Iraq halts fuel shipments to Lebanon over non-payment
Iraq halts fuel shipments to Lebanon over non-payment
2024-07-11 01:40
Shafaq News/ The Lebanese Minister of Energy and Water, Walid Fayyad, explained that the Iraqi Oil Marketing Company (SOMO) has stopped unloading fuel tankers exported to Lebanon due to non-payment of the due funds for the second year in a row.
Fayyad said, “For the fifth consecutive month, the Central Bank of Lebanon has not transferred the price of fuel shipments to the Iraqi government’s account, and thus Lebanon becomes financially exposed to Iraq, as the due funds have not been transferred for the second consecutive year,” according to the Lebanese newspaper Al-Akhbar.
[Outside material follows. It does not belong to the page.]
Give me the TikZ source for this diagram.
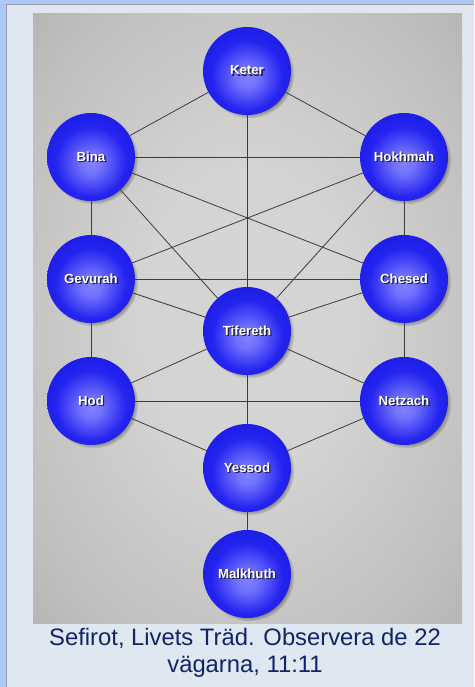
\documentclass[tikz,border=0pt]{standalone}
\usepackage{fontspec}
\setmainfont{Liberation Sans}
\usetikzlibrary{shadows}
\definecolor{framerim}{RGB}{172,200,248}
\definecolor{framefill}{RGB}{223,232,240}
\definecolor{frameline}{RGB}{150,155,165}
\definecolor{bglight}{RGB}{212,212,210}
\definecolor{bgmid}{RGB}{192,191,190}
\definecolor{bgdark}{RGB}{160,156,156}
\definecolor{orbhi}{RGB}{128,128,255}
\definecolor{orbmid}{RGB}{36,36,240}
\definecolor{orbedge}{RGB}{16,16,210}
\definecolor{orbrim}{RGB}{8,8,160}
\definecolor{pathgray}{RGB}{60,60,60}
\definecolor{captionblue}{RGB}{16,36,104}

\pgfdeclareradialshading{backdrop}{\pgfpoint{0bp}{0bp}}{color(0bp)=(bglight); color(12bp)=(bglight); color(30bp)=(bgmid); color(50bp)=(bgdark); color(75bp)=(bgdark)}
\pgfdeclareradialshading{orb}{\pgfpoint{0bp}{-4bp}}{color(0bp)=(orbhi); color(6bp)=(orbhi!85!orbmid); color(20bp)=(orbmid); color(42bp)=(orbedge); color(50bp)=(orbrim); color(58bp)=(orbrim)}

\newcommand{\orbtext}[1]{\rlap{\hspace{1.3pt}\raisebox{-1.3pt}{\textcolor[RGB]{30,30,70}{#1}}}\textcolor{white}{#1}}

\begin{document}
\begin{tikzpicture}[x=1pt, y=-1pt,
    sefira/.style={circle, minimum size=88pt, inner sep=0pt, shading=orb,
        circular drop shadow={shadow scale=1.02, shadow xshift=2.5pt, shadow yshift=-2.5pt, opacity=0.45, fill=black},
        font=\bfseries\fontsize{13.2}{15}\selectfont},
    conduit/.style={draw=pathgray, line width=0.8pt},
    caption/.style={anchor=base, text=captionblue, inner sep=0pt, font=\fontsize{23.8}{27}\selectfont}]

    \useasboundingbox (0,0) rectangle (474,687);

        % Frame and backdrop
        \fill[framerim] (0,0) rectangle (474,687);
        \fill[framefill] (6.5,4.5) rectangle (474,687);
        \draw[frameline, line width=1pt] (6.5,687) -- (6.5,4.5) -- (474,4.5);
        \shade[shading=backdrop] (33,14) rectangle (462,623);

        % Nodes
        \node (keter) [sefira] at (247,71) {\orbtext{Keter}};
        \node (bina) [sefira] at (91,157) {\orbtext{Bina}};
        \node (hokhmah) [sefira] at (404,157) {\orbtext{Hokhmah}};
        \node (gevurah) [sefira] at (91,279) {\orbtext{Gevurah}};
        \node (chesed) [sefira] at (404,279) {\orbtext{Chesed}};
        \node (tifereth) [sefira] at (247,331) {\orbtext{Tifereth}};
        \node (hod) [sefira] at (91,401) {\orbtext{Hod}};
        \node (netzach) [sefira] at (404,401) {\orbtext{Netzach}};
        \node (yessod) [sefira] at (247,468) {\orbtext{Yessod}};
        \node (malkhuth) [sefira] at (247,574) {\orbtext{Malkhuth}};

        % Paths
        \foreach \i/\j in {keter/bina, keter/hokhmah, keter/tifereth, bina/hokhmah, bina/gevurah, hokhmah/chesed,
            bina/chesed, hokhmah/gevurah, bina/tifereth, hokhmah/tifereth, gevurah/chesed, gevurah/tifereth,
            chesed/tifereth, gevurah/hod, chesed/netzach, tifereth/hod, tifereth/netzach, tifereth/yessod,
            hod/netzach, hod/yessod, netzach/yessod, yessod/malkhuth} {
            \draw[conduit] (\i) -- (\j);
        }

        % Caption
        \node (caption) [caption] at (245,645) {Sefirot, Livets Träd. Observera de 22};
        \node (captiontail) [caption] at (245,672) {vägarna, 11:11};

    \end{tikzpicture}
\end{document}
He added, “If the problem of financing Iraqi fuel shipments is not addressed quickly, Lebanon will enter a complete darkness within three days,” indicating that “the problem is known to everyone: we have to pay the price of the fuel, and any bet that Iraq will exempt Lebanon from this price is misplaced.”
He pointed out that “the essence of the problem is that the agreement with Iraq needs to be legalized in the Lebanese Parliament to allocate appropriations in the budget, allowing the Bank of Lebanon to pay the price of the shipments into the Iraqi account. Otherwise, the acting governor of the Bank of Lebanon, Wassim Mansouri, refuses to take any financing step that violates the law.”
Fayyad explained, “According to official correspondence between the Lebanese administrations (energy, finance), the Central Bank of Lebanon transferred only $118 million to the Iraqi bank’s account, after which the Central Bank stopped transferring the funds due for four fuel shipments, worth $132 million for the year 2023.”
He continued, “The conditions for implementing the transfers are the issuance of a law by the House of Representatives to cover them, and the inclusion of appropriations in the 2024 budget, noting that the number of shipments received and due for payment for the year 2023 amounted to 8, and there are 12 other shipments for the year 2024, of which 2 have arrived, but their price has not yet been due.”
Lebanon signed an agreement with Iraq in July 2021 to import one million tons of fuel oil to alleviate the country’s electricity crisis, and the first ship arrived in Lebanon carrying 31,000 tons of this material on September 16, 2021.
Fuel oil is a mixture of oils that remain in the oil refining unit after distillation (heavy fuel) and is burned in a furnace or boiler to generate heat or to generate electrical or kinetic energy.
Iraq and Lebanon agreed to exchange energy, under which Iraq will provide Lebanon, which is going through the worst economic crisis in its history, with heavy fuel oil, in exchange for “services and goods” that Iraq will obtain from Lebanon.
In August 2022, the Iraqi Council of Ministers approved the extension of the agreement to sell fuel oil to Lebanon, explaining that this decision comes in response to the difficult circumstances that the Lebanese are going through.